Collected material:
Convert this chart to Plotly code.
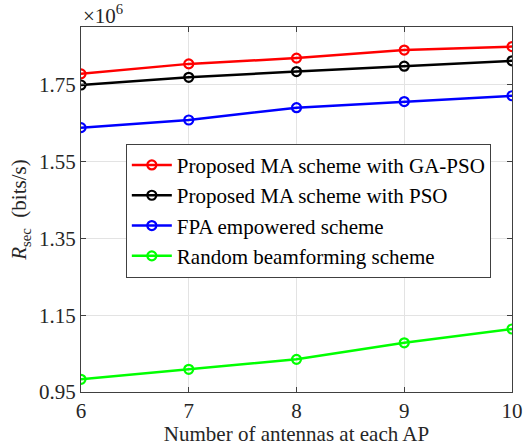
import plotly.graph_objects as go

# antennas per AP
antennas = [6, 7, 8, 9, 10]

# secrecy rate (bits/s)
ga_pso = [1.778e6, 1.804e6, 1.819e6, 1.840e6, 1.849e6]
pso = [1.749e6, 1.769e6, 1.784e6, 1.798e6, 1.812e6]
fpa = [1.638e6, 1.658e6, 1.690e6, 1.706e6, 1.721e6]
random_bf = [0.983e6, 1.009e6, 1.035e6, 1.078e6, 1.114e6]

names = ["Proposed MA scheme with GA-PSO", "Proposed MA scheme with PSO",
         "FPA empowered scheme", "Random beamforming scheme"]
colors = ["#ff0000", "#000000", "#0000ff", "#00ff00"]

ytick_vals = [0.95e6, 1.15e6, 1.35e6, 1.55e6, 1.75e6]
ytick_text = ["0.95", "1.15", "1.35", "1.55", "1.75"]

font = "Times New Roman, Liberation Serif, serif"
axcol = "#404040"

fig = go.Figure()
for ys, nm, c in zip([ga_pso, pso, fpa, random_bf], names, colors):
    fig.add_trace(go.Scatter(
        x=antennas, y=ys, name=nm, mode="lines+markers",
        line=dict(color=c, width=2.5),
        marker=dict(symbol="circle-open", size=9, color=c, line=dict(width=2.2)),
    ))

axis_common = dict(
    showline=True, linecolor=axcol, linewidth=1, mirror="ticks",
    ticks="inside", ticklen=5, tickcolor=axcol,
    showgrid=True, gridcolor="#e3e3e3", gridwidth=1,
    zeroline=False, automargin=False,
    tickfont=dict(family=font, size=21, color="#262626"),
)

fig.update_xaxes(
    range=[6, 10], tickvals=antennas,
    title=dict(text="Number of antennas at each AP",
               font=dict(family=font, size=21, color="#262626"), standoff=5),
    **axis_common,
)
fig.update_yaxes(
    range=[0.95e6, 1.9e6], tickvals=ytick_vals, ticktext=ytick_text,
    title=dict(text="<i>R</i><sub>sec</sub>  (bits/s)",
               font=dict(family=font, size=21, color="#262626"), standoff=6),
    **axis_common,
)

fig.add_annotation(
    text="×10<sup>6</sup>", xref="paper", yref="paper", x=0, y=1,
    xanchor="left", yanchor="bottom", showarrow=False, yshift=-3,
    font=dict(family=font, size=21, color="#262626"),
)

fig.update_layout(
    width=524, height=446,
    margin=dict(l=81, r=12, t=27, b=54),
    plot_bgcolor="white", paper_bgcolor="white",
    font=dict(family=font, color="#262626"),
    legend=dict(
        x=0.104, y=0.68, xanchor="left", yanchor="top",
        bgcolor="white", bordercolor=axcol, borderwidth=1,
        font=dict(family=font, size=21, color="#000000"),
        itemwidth=40, tracegroupgap=0,
    ),
)

fig.write_html("out.html", config={"displayModeBar": False},
               post_script="document.body.style.margin='0';")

Work to be completed:
Send back the data above word for word, with the pictures left out.

Answer to the problem:
Convert this chart to Plotly code.
import plotly.graph_objects as go

# antennas per AP
antennas = [6, 7, 8, 9, 10]

# secrecy rate (bits/s)
ga_pso = [1.778e6, 1.804e6, 1.819e6, 1.840e6, 1.849e6]
pso = [1.749e6, 1.769e6, 1.784e6, 1.798e6, 1.812e6]
fpa = [1.638e6, 1.658e6, 1.690e6, 1.706e6, 1.721e6]
random_bf = [0.983e6, 1.009e6, 1.035e6, 1.078e6, 1.114e6]

names = ["Proposed MA scheme with GA-PSO", "Proposed MA scheme with PSO",
         "FPA empowered scheme", "Random beamforming scheme"]
colors = ["#ff0000", "#000000", "#0000ff", "#00ff00"]

ytick_vals = [0.95e6, 1.15e6, 1.35e6, 1.55e6, 1.75e6]
ytick_text = ["0.95", "1.15", "1.35", "1.55", "1.75"]

font = "Times New Roman, Liberation Serif, serif"
axcol = "#404040"

fig = go.Figure()
for ys, nm, c in zip([ga_pso, pso, fpa, random_bf], names, colors):
    fig.add_trace(go.Scatter(
        x=antennas, y=ys, name=nm, mode="lines+markers",
        line=dict(color=c, width=2.5),
        marker=dict(symbol="circle-open", size=9, color=c, line=dict(width=2.2)),
    ))

axis_common = dict(
    showline=True, linecolor=axcol, linewidth=1, mirror="ticks",
    ticks="inside", ticklen=5, tickcolor=axcol,
    showgrid=True, gridcolor="#e3e3e3", gridwidth=1,
    zeroline=False, automargin=False,
    tickfont=dict(family=font, size=21, color="#262626"),
)

fig.update_xaxes(
    range=[6, 10], tickvals=antennas,
    title=dict(text="Number of antennas at each AP",
               font=dict(family=font, size=21, color="#262626"), standoff=5),
    **axis_common,
)
fig.update_yaxes(
    range=[0.95e6, 1.9e6], tickvals=ytick_vals, ticktext=ytick_text,
    title=dict(text="<i>R</i><sub>sec</sub>  (bits/s)",
               font=dict(family=font, size=21, color="#262626"), standoff=6),
    **axis_common,
)

fig.add_annotation(
    text="×10<sup>6</sup>", xref="paper", yref="paper", x=0, y=1,
    xanchor="left", yanchor="bottom", showarrow=False, yshift=-3,
    font=dict(family=font, size=21, color="#262626"),
)

fig.update_layout(
    width=524, height=446,
    margin=dict(l=81, r=12, t=27, b=54),
    plot_bgcolor="white", paper_bgcolor="white",
    font=dict(family=font, color="#262626"),
    legend=dict(
        x=0.104, y=0.68, xanchor="left", yanchor="top",
        bgcolor="white", bordercolor=axcol, borderwidth=1,
        font=dict(family=font, size=21, color="#000000"),
        itemwidth=40, tracegroupgap=0,
    ),
)

fig.write_html("out.html", config={"displayModeBar": False},
               post_script="document.body.style.margin='0';")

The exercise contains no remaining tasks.